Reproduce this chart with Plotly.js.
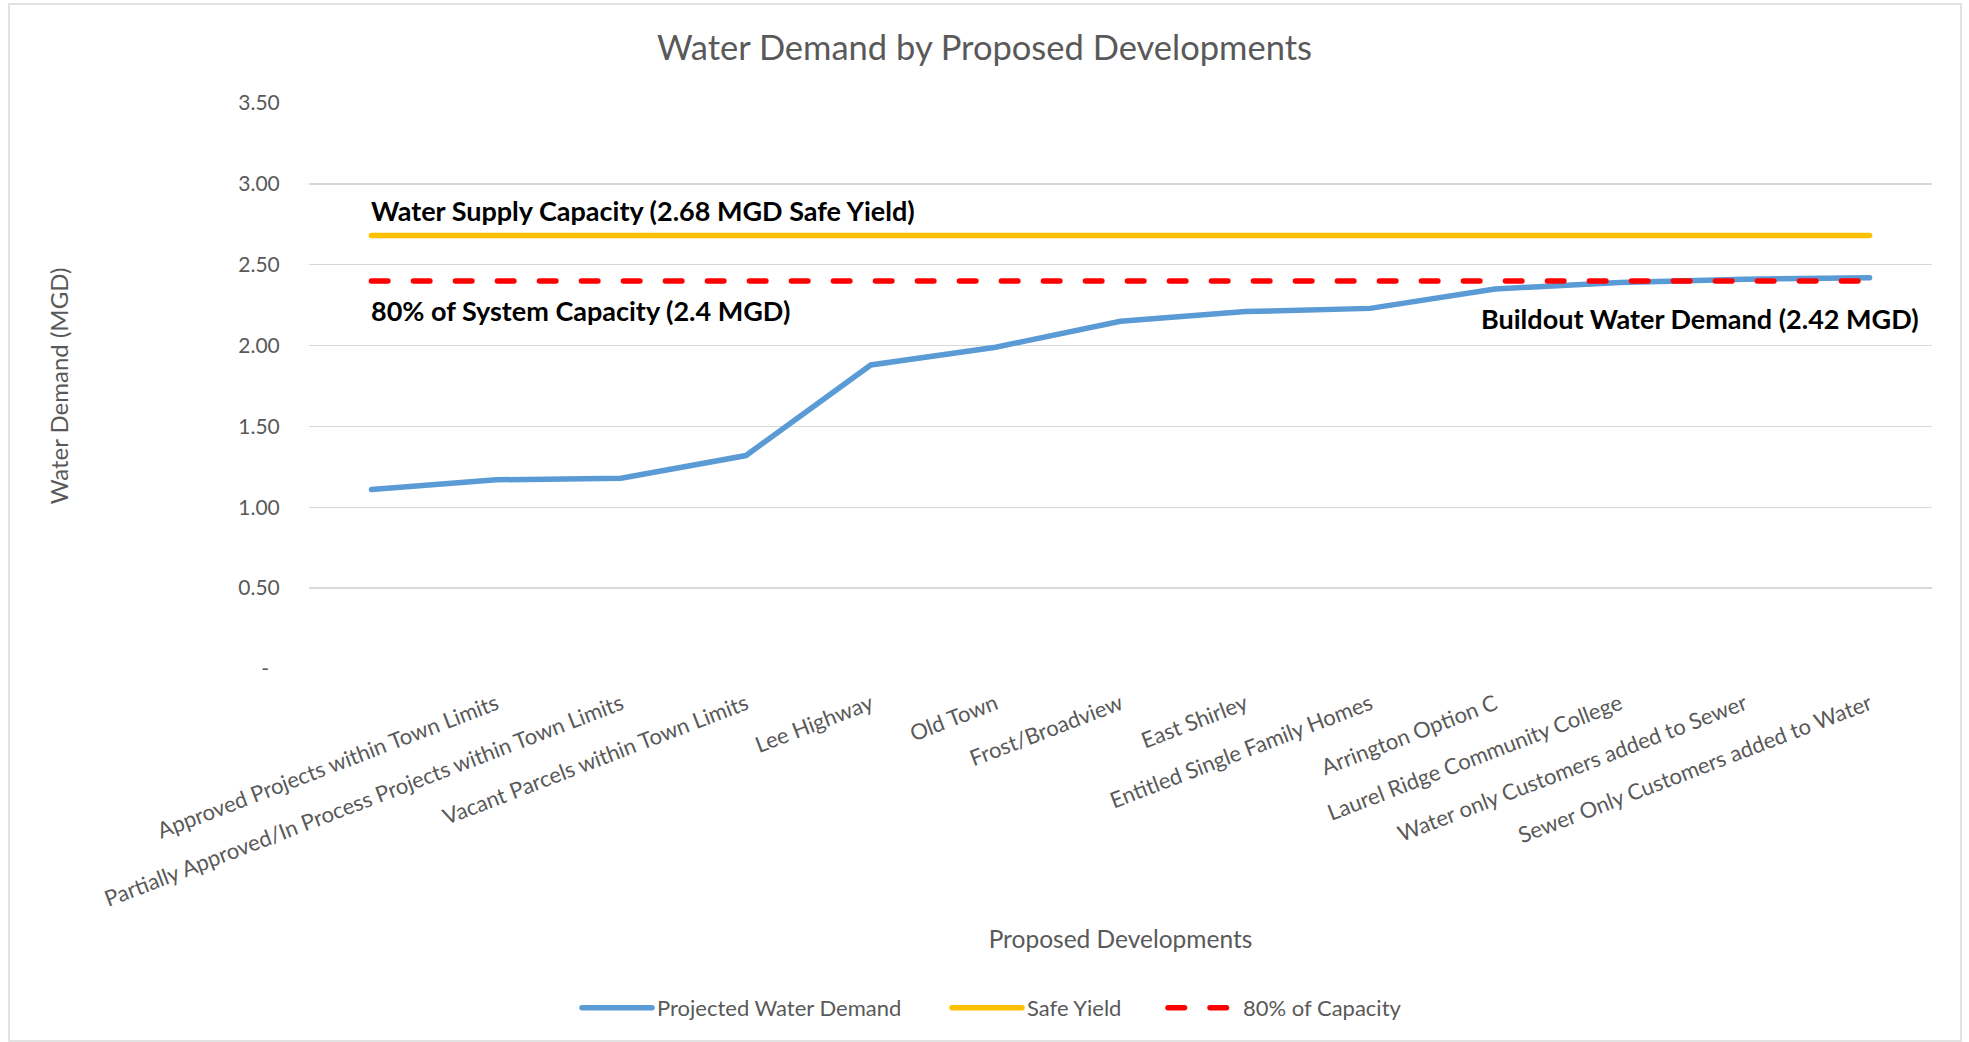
<!DOCTYPE html>
<html>
<head>
<meta charset="utf-8">
<script src="https://cdn.plot.ly/plotly-3.0.1.min.js"></script>
<style>
  html, body { margin: 0; padding: 0; background: #ffffff; }
  #chart { width: 1969px; height: 1042px; }
  #chart path.js-line { stroke-linecap: round; }
</style>
</head>
<body>
<div id="chart"></div>
<script>
// ---- Data ----
const categories = [
  " ",
  "Approved Projects within Town Limits",
  "Partially Approved/In Process Projects within Town Limits",
  "Vacant Parcels within Town Limits",
  "Lee Highway",
  "Old Town",
  "Frost/Broadview",
  "East Shirley",
  "Entitled Single Family Homes",
  "Arrington Option C",
  "Laurel Ridge Community College",
  "Water only Customers added to Sewer",
  "Sewer Only Customers added to Water"
];
const projectedDemand = [1.11, 1.17, 1.18, 1.32, 1.88, 1.99, 2.15, 2.21, 2.23, 2.35, 2.39, 2.41, 2.42];
const safeYield = [2.68, 2.68, 2.68, 2.68, 2.68, 2.68, 2.68, 2.68, 2.68, 2.68, 2.68, 2.68, 2.68];
const capacity80 = [2.40, 2.40, 2.40, 2.40, 2.40, 2.40, 2.40, 2.40, 2.40, 2.40, 2.40, 2.40, 2.40];
const seriesNames = ["Projected Water Demand", "Safe Yield", "80% of Capacity"];
const yTickValues = [0, 0.5, 1.0, 1.5, 2.0, 2.5, 3.0, 3.5];
const yTickLabels = ["-\u00a0\u00a0", "0.50", "1.00", "1.50", "2.00", "2.50", "3.00", "3.50"];
const annotationTexts = [
  "Water Supply Capacity (2.68 MGD Safe Yield)",
  "80% of System Capacity (2.4 MGD)",
  "Buildout Water Demand (2.42 MGD)"
];
const chartTitle = "Water Demand by Proposed Developments";
const xTitle = "Proposed Developments";
const yTitle = "Water Demand (MGD)";

// ---- Styling ----
const FONT = "Lato, 'Open Sans', sans-serif";
const GREY = "#595959";

const traces = [
  {
    x: categories, y: projectedDemand, name: seriesNames[0],
    type: "scatter", mode: "lines", legend: "legend",
    line: { color: "#5B9BD5", width: 5.5 }
  },
  {
    x: categories, y: safeYield, name: seriesNames[1],
    type: "scatter", mode: "lines", legend: "legend2",
    line: { color: "#FFC000", width: 5.5 }
  },
  {
    x: categories, y: capacity80, name: seriesNames[2],
    type: "scatter", mode: "lines", legend: "legend3",
    line: { color: "#FF0000", width: 5.5, dash: "16.5px,25.5px" }
  }
];

const L = 309, R = 37, T = 103, B = 373;
const W = 1969, H = 1042;
const pw = W - L - R, ph = H - T - B;
const px = v => (v - L) / pw;
const py = v => (H - B - v) / ph;

function legendAt(xPix) {
  return {
    orientation: "h",
    x: px(xPix), xanchor: "left",
    y: py(1008), yanchor: "middle",
    font: { family: FONT, size: 22, color: GREY },
    itemwidth: 70,
    bgcolor: "rgba(0,0,0,0)"
  };
}

const layout = {
  width: W, height: H,
  margin: { l: L, r: R, t: T, b: B, pad: 0 },
  paper_bgcolor: "#ffffff",
  plot_bgcolor: "#ffffff",
  font: { family: FONT, color: GREY, size: 22 },
  title: {
    text: chartTitle,
    font: { family: FONT, size: 34.5, color: GREY },
    x: 0.5, xref: "container", xanchor: "center",
    y: 1 - 48 / H, yref: "container", yanchor: "middle"
  },
  xaxis: {
    type: "category",
    categoryorder: "array",
    categoryarray: categories,
    range: [-0.5, categories.length - 0.5],
    showgrid: false, zeroline: false, showline: false,
    ticks: "outside", ticklen: 13, tickcolor: "rgba(0,0,0,0)",
    tickangle: -21,
    tickfont: { family: FONT, size: 22, color: GREY },
    title: { text: xTitle, font: { family: FONT, size: 24.5, color: GREY }, standoff: 20 },
    fixedrange: true
  },
  yaxis: {
    range: [0, 3.5],
    tickvals: yTickValues, ticktext: yTickLabels,
    showgrid: true, gridcolor: "#D9D9D9", gridwidth: 1.5,
    zeroline: false, showline: false,
    ticks: "outside", ticklen: 24, tickcolor: "rgba(0,0,0,0)",
    tickfont: { family: FONT, size: 21, color: GREY },
    title: { text: yTitle, font: { family: FONT, size: 24, color: GREY }, standoff: 162 },
    fixedrange: true
  },
  showlegend: true,
  legend: legendAt(577),
  legend2: legendAt(947),
  legend3: legendAt(1163),
  annotations: [
    {
      text: "<b>" + annotationTexts[0] + "</b>",
      xref: "paper", x: px(369), xanchor: "left",
      yref: "y", y: 2.835, yanchor: "middle",
      showarrow: false, font: { family: FONT, size: 27, color: "#000000" }
    },
    {
      text: "<b>" + annotationTexts[1] + "</b>",
      xref: "paper", x: px(369), xanchor: "left",
      yref: "y", y: 2.215, yanchor: "middle",
      showarrow: false, font: { family: FONT, size: 27, color: "#000000" }
    },
    {
      text: "<b>" + annotationTexts[2] + "</b>",
      xref: "paper", x: px(1921), xanchor: "right",
      yref: "y", y: 2.165, yanchor: "middle",
      showarrow: false, font: { family: FONT, size: 27, color: "#000000" }
    }
  ],
  shapes: [
    {
      type: "rect", xref: "paper", yref: "paper",
      x0: px(9), x1: px(1961), y0: py(1041), y1: py(4),
      line: { color: "#D9D9D9", width: 1.5 },
      fillcolor: "rgba(0,0,0,0)", layer: "below"
    }
  ]
};

Plotly.newPlot("chart", traces, layout, { displayModeBar: false, staticPlot: true });
</script>
</body>
</html>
# # # # # # #
= Set problem =
Copy each line in full and exactly, omitting any picture.

= Result below =
Reproduce this chart with Plotly.js.
<!DOCTYPE html>
<html>
<head>
<meta charset="utf-8">
<script src="https://cdn.plot.ly/plotly-3.0.1.min.js"></script>
<style>
  html, body { margin: 0; padding: 0; background: #ffffff; }
  #chart { width: 1969px; height: 1042px; }
  #chart path.js-line { stroke-linecap: round; }
</style>
</head>
<body>
<div id="chart"></div>
<script>
// ---- Data ----
const categories = [
  " ",
  "Approved Projects within Town Limits",
  "Partially Approved/In Process Projects within Town Limits",
  "Vacant Parcels within Town Limits",
  "Lee Highway",
  "Old Town",
  "Frost/Broadview",
  "East Shirley",
  "Entitled Single Family Homes",
  "Arrington Option C",
  "Laurel Ridge Community College",
  "Water only Customers added to Sewer",
  "Sewer Only Customers added to Water"
];
const projectedDemand = [1.11, 1.17, 1.18, 1.32, 1.88, 1.99, 2.15, 2.21, 2.23, 2.35, 2.39, 2.41, 2.42];
const safeYield = [2.68, 2.68, 2.68, 2.68, 2.68, 2.68, 2.68, 2.68, 2.68, 2.68, 2.68, 2.68, 2.68];
const capacity80 = [2.40, 2.40, 2.40, 2.40, 2.40, 2.40, 2.40, 2.40, 2.40, 2.40, 2.40, 2.40, 2.40];
const seriesNames = ["Projected Water Demand", "Safe Yield", "80% of Capacity"];
const yTickValues = [0, 0.5, 1.0, 1.5, 2.0, 2.5, 3.0, 3.5];
const yTickLabels = ["-\u00a0\u00a0", "0.50", "1.00", "1.50", "2.00", "2.50", "3.00", "3.50"];
const annotationTexts = [
  "Water Supply Capacity (2.68 MGD Safe Yield)",
  "80% of System Capacity (2.4 MGD)",
  "Buildout Water Demand (2.42 MGD)"
];
const chartTitle = "Water Demand by Proposed Developments";
const xTitle = "Proposed Developments";
const yTitle = "Water Demand (MGD)";

// ---- Styling ----
const FONT = "Lato, 'Open Sans', sans-serif";
const GREY = "#595959";

const traces = [
  {
    x: categories, y: projectedDemand, name: seriesNames[0],
    type: "scatter", mode: "lines", legend: "legend",
    line: { color: "#5B9BD5", width: 5.5 }
  },
  {
    x: categories, y: safeYield, name: seriesNames[1],
    type: "scatter", mode: "lines", legend: "legend2",
    line: { color: "#FFC000", width: 5.5 }
  },
  {
    x: categories, y: capacity80, name: seriesNames[2],
    type: "scatter", mode: "lines", legend: "legend3",
    line: { color: "#FF0000", width: 5.5, dash: "16.5px,25.5px" }
  }
];

const L = 309, R = 37, T = 103, B = 373;
const W = 1969, H = 1042;
const pw = W - L - R, ph = H - T - B;
const px = v => (v - L) / pw;
const py = v => (H - B - v) / ph;

function legendAt(xPix) {
  return {
    orientation: "h",
    x: px(xPix), xanchor: "left",
    y: py(1008), yanchor: "middle",
    font: { family: FONT, size: 22, color: GREY },
    itemwidth: 70,
    bgcolor: "rgba(0,0,0,0)"
  };
}

const layout = {
  width: W, height: H,
  margin: { l: L, r: R, t: T, b: B, pad: 0 },
  paper_bgcolor: "#ffffff",
  plot_bgcolor: "#ffffff",
  font: { family: FONT, color: GREY, size: 22 },
  title: {
    text: chartTitle,
    font: { family: FONT, size: 34.5, color: GREY },
    x: 0.5, xref: "container", xanchor: "center",
    y: 1 - 48 / H, yref: "container", yanchor: "middle"
  },
  xaxis: {
    type: "category",
    categoryorder: "array",
    categoryarray: categories,
    range: [-0.5, categories.length - 0.5],
    showgrid: false, zeroline: false, showline: false,
    ticks: "outside", ticklen: 13, tickcolor: "rgba(0,0,0,0)",
    tickangle: -21,
    tickfont: { family: FONT, size: 22, color: GREY },
    title: { text: xTitle, font: { family: FONT, size: 24.5, color: GREY }, standoff: 20 },
    fixedrange: true
  },
  yaxis: {
    range: [0, 3.5],
    tickvals: yTickValues, ticktext: yTickLabels,
    showgrid: true, gridcolor: "#D9D9D9", gridwidth: 1.5,
    zeroline: false, showline: false,
    ticks: "outside", ticklen: 24, tickcolor: "rgba(0,0,0,0)",
    tickfont: { family: FONT, size: 21, color: GREY },
    title: { text: yTitle, font: { family: FONT, size: 24, color: GREY }, standoff: 162 },
    fixedrange: true
  },
  showlegend: true,
  legend: legendAt(577),
  legend2: legendAt(947),
  legend3: legendAt(1163),
  annotations: [
    {
      text: "<b>" + annotationTexts[0] + "</b>",
      xref: "paper", x: px(369), xanchor: "left",
      yref: "y", y: 2.835, yanchor: "middle",
      showarrow: false, font: { family: FONT, size: 27, color: "#000000" }
    },
    {
      text: "<b>" + annotationTexts[1] + "</b>",
      xref: "paper", x: px(369), xanchor: "left",
      yref: "y", y: 2.215, yanchor: "middle",
      showarrow: false, font: { family: FONT, size: 27, color: "#000000" }
    },
    {
      text: "<b>" + annotationTexts[2] + "</b>",
      xref: "paper", x: px(1921), xanchor: "right",
      yref: "y", y: 2.165, yanchor: "middle",
      showarrow: false, font: { family: FONT, size: 27, color: "#000000" }
    }
  ],
  shapes: [
    {
      type: "rect", xref: "paper", yref: "paper",
      x0: px(9), x1: px(1961), y0: py(1041), y1: py(4),
      line: { color: "#D9D9D9", width: 1.5 },
      fillcolor: "rgba(0,0,0,0)", layer: "below"
    }
  ]
};

Plotly.newPlot("chart", traces, layout, { displayModeBar: false, staticPlot: true });
</script>
</body>
</html>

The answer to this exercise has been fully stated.